▶ **Goal of the exercise**:
Quote, verbatim, all material below, without pictures.
— Start Collected material —
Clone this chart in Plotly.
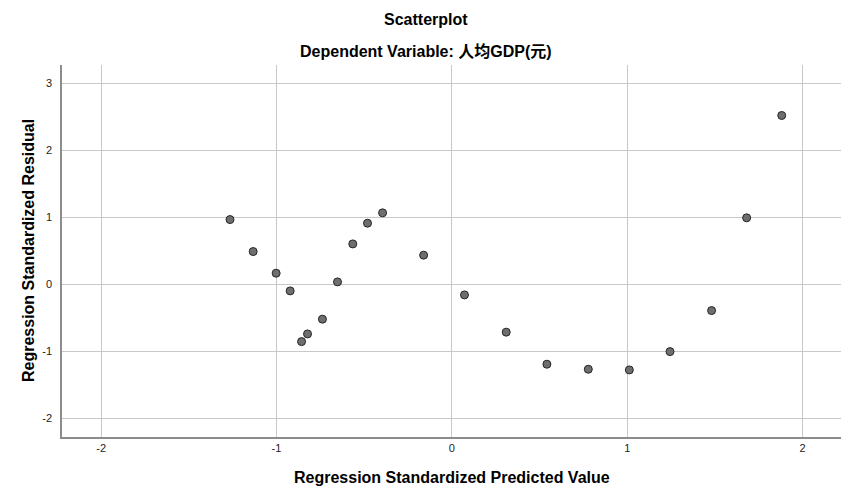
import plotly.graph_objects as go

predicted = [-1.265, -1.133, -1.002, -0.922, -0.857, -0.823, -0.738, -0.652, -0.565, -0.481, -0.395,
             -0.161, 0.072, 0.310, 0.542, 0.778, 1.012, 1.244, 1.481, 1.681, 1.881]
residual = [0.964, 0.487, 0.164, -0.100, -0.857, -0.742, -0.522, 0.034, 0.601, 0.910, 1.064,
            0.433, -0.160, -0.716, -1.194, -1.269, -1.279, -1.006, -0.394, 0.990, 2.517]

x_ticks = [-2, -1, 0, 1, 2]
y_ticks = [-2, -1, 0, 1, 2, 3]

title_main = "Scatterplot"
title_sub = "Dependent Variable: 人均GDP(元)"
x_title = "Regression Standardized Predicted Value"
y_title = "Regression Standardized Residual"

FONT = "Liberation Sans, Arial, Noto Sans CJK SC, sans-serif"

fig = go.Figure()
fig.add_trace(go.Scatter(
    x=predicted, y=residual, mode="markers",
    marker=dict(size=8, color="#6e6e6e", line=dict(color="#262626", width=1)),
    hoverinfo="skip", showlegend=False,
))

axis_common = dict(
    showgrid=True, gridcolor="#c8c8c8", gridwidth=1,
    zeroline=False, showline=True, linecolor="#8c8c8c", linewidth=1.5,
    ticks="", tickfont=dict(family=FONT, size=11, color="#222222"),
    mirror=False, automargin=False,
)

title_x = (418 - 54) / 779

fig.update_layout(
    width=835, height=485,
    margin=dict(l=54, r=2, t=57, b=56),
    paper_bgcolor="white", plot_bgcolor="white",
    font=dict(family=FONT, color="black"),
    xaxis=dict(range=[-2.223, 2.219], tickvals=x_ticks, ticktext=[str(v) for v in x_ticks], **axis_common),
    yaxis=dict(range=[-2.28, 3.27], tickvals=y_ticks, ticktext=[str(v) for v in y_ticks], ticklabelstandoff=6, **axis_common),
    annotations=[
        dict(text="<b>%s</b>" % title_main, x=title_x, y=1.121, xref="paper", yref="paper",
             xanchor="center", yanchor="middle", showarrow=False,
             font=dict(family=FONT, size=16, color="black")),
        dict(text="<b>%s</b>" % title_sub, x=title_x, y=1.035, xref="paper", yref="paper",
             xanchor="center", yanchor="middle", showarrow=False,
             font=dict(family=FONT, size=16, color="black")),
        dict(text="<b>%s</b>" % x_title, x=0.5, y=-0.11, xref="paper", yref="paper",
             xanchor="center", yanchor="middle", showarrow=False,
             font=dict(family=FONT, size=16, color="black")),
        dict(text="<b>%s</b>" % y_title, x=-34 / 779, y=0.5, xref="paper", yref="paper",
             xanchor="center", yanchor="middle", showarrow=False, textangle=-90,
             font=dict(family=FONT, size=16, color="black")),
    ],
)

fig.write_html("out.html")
— End Collected material —
▶ **Answer below**:
Clone this chart in Plotly.
import plotly.graph_objects as go

predicted = [-1.265, -1.133, -1.002, -0.922, -0.857, -0.823, -0.738, -0.652, -0.565, -0.481, -0.395,
             -0.161, 0.072, 0.310, 0.542, 0.778, 1.012, 1.244, 1.481, 1.681, 1.881]
residual = [0.964, 0.487, 0.164, -0.100, -0.857, -0.742, -0.522, 0.034, 0.601, 0.910, 1.064,
            0.433, -0.160, -0.716, -1.194, -1.269, -1.279, -1.006, -0.394, 0.990, 2.517]

x_ticks = [-2, -1, 0, 1, 2]
y_ticks = [-2, -1, 0, 1, 2, 3]

title_main = "Scatterplot"
title_sub = "Dependent Variable: 人均GDP(元)"
x_title = "Regression Standardized Predicted Value"
y_title = "Regression Standardized Residual"

FONT = "Liberation Sans, Arial, Noto Sans CJK SC, sans-serif"

fig = go.Figure()
fig.add_trace(go.Scatter(
    x=predicted, y=residual, mode="markers",
    marker=dict(size=8, color="#6e6e6e", line=dict(color="#262626", width=1)),
    hoverinfo="skip", showlegend=False,
))

axis_common = dict(
    showgrid=True, gridcolor="#c8c8c8", gridwidth=1,
    zeroline=False, showline=True, linecolor="#8c8c8c", linewidth=1.5,
    ticks="", tickfont=dict(family=FONT, size=11, color="#222222"),
    mirror=False, automargin=False,
)

title_x = (418 - 54) / 779

fig.update_layout(
    width=835, height=485,
    margin=dict(l=54, r=2, t=57, b=56),
    paper_bgcolor="white", plot_bgcolor="white",
    font=dict(family=FONT, color="black"),
    xaxis=dict(range=[-2.223, 2.219], tickvals=x_ticks, ticktext=[str(v) for v in x_ticks], **axis_common),
    yaxis=dict(range=[-2.28, 3.27], tickvals=y_ticks, ticktext=[str(v) for v in y_ticks], ticklabelstandoff=6, **axis_common),
    annotations=[
        dict(text="<b>%s</b>" % title_main, x=title_x, y=1.121, xref="paper", yref="paper",
             xanchor="center", yanchor="middle", showarrow=False,
             font=dict(family=FONT, size=16, color="black")),
        dict(text="<b>%s</b>" % title_sub, x=title_x, y=1.035, xref="paper", yref="paper",
             xanchor="center", yanchor="middle", showarrow=False,
             font=dict(family=FONT, size=16, color="black")),
        dict(text="<b>%s</b>" % x_title, x=0.5, y=-0.11, xref="paper", yref="paper",
             xanchor="center", yanchor="middle", showarrow=False,
             font=dict(family=FONT, size=16, color="black")),
        dict(text="<b>%s</b>" % y_title, x=-34 / 779, y=0.5, xref="paper", yref="paper",
             xanchor="center", yanchor="middle", showarrow=False, textangle=-90,
             font=dict(family=FONT, size=16, color="black")),
    ],
)

fig.write_html("out.html")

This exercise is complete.